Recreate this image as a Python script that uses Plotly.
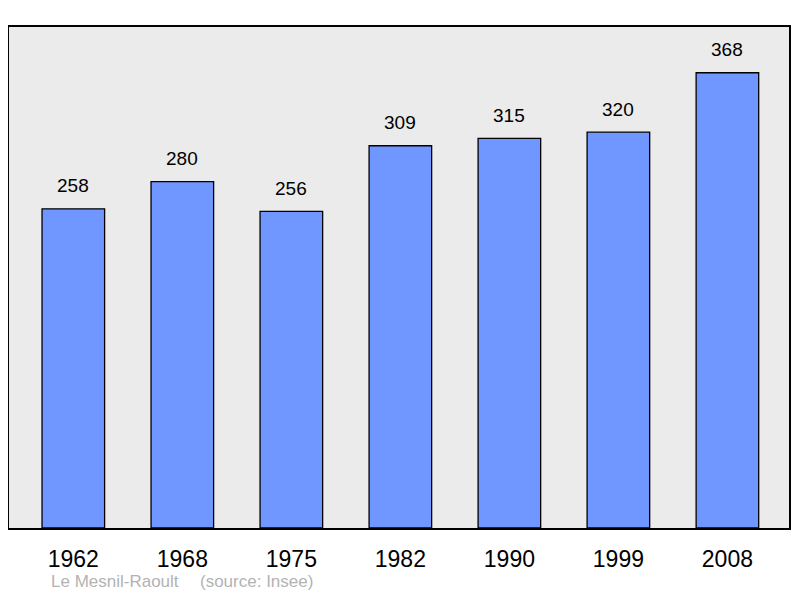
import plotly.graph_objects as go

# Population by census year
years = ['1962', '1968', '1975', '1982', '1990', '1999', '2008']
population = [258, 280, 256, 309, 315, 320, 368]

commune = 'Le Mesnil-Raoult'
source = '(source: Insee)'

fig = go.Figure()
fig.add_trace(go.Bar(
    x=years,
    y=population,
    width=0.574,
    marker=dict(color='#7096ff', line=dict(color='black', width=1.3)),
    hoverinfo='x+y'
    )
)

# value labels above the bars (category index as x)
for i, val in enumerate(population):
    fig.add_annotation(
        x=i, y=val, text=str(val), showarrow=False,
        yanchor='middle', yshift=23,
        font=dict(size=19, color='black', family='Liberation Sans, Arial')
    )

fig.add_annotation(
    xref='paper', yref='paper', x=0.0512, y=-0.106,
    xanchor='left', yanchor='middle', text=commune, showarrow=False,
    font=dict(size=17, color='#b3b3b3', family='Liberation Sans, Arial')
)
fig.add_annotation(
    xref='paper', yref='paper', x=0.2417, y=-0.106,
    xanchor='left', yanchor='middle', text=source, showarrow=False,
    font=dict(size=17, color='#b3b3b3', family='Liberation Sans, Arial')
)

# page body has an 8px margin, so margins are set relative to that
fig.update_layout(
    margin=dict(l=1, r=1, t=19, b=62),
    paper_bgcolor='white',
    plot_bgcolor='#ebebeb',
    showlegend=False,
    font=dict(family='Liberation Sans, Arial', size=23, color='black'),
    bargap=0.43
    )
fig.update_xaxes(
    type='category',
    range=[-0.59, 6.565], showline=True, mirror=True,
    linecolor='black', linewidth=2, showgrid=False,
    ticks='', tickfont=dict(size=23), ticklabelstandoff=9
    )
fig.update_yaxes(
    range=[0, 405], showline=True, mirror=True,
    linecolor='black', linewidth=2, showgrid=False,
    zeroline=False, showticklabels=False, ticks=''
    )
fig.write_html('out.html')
===============
DESCRIPTION OF THE TASK: Exactly as written, return every line of the listing, but not the pictures.

RESULT OF THE TASK:
Recreate this image as a Python script that uses Plotly.
import plotly.graph_objects as go

# Population by census year
years = ['1962', '1968', '1975', '1982', '1990', '1999', '2008']
population = [258, 280, 256, 309, 315, 320, 368]

commune = 'Le Mesnil-Raoult'
source = '(source: Insee)'

fig = go.Figure()
fig.add_trace(go.Bar(
    x=years,
    y=population,
    width=0.574,
    marker=dict(color='#7096ff', line=dict(color='black', width=1.3)),
    hoverinfo='x+y'
    )
)

# value labels above the bars (category index as x)
for i, val in enumerate(population):
    fig.add_annotation(
        x=i, y=val, text=str(val), showarrow=False,
        yanchor='middle', yshift=23,
        font=dict(size=19, color='black', family='Liberation Sans, Arial')
    )

fig.add_annotation(
    xref='paper', yref='paper', x=0.0512, y=-0.106,
    xanchor='left', yanchor='middle', text=commune, showarrow=False,
    font=dict(size=17, color='#b3b3b3', family='Liberation Sans, Arial')
)
fig.add_annotation(
    xref='paper', yref='paper', x=0.2417, y=-0.106,
    xanchor='left', yanchor='middle', text=source, showarrow=False,
    font=dict(size=17, color='#b3b3b3', family='Liberation Sans, Arial')
)

# page body has an 8px margin, so margins are set relative to that
fig.update_layout(
    margin=dict(l=1, r=1, t=19, b=62),
    paper_bgcolor='white',
    plot_bgcolor='#ebebeb',
    showlegend=False,
    font=dict(family='Liberation Sans, Arial', size=23, color='black'),
    bargap=0.43
    )
fig.update_xaxes(
    type='category',
    range=[-0.59, 6.565], showline=True, mirror=True,
    linecolor='black', linewidth=2, showgrid=False,
    ticks='', tickfont=dict(size=23), ticklabelstandoff=9
    )
fig.update_yaxes(
    range=[0, 405], showline=True, mirror=True,
    linecolor='black', linewidth=2, showgrid=False,
    zeroline=False, showticklabels=False, ticks=''
    )
fig.write_html('out.html')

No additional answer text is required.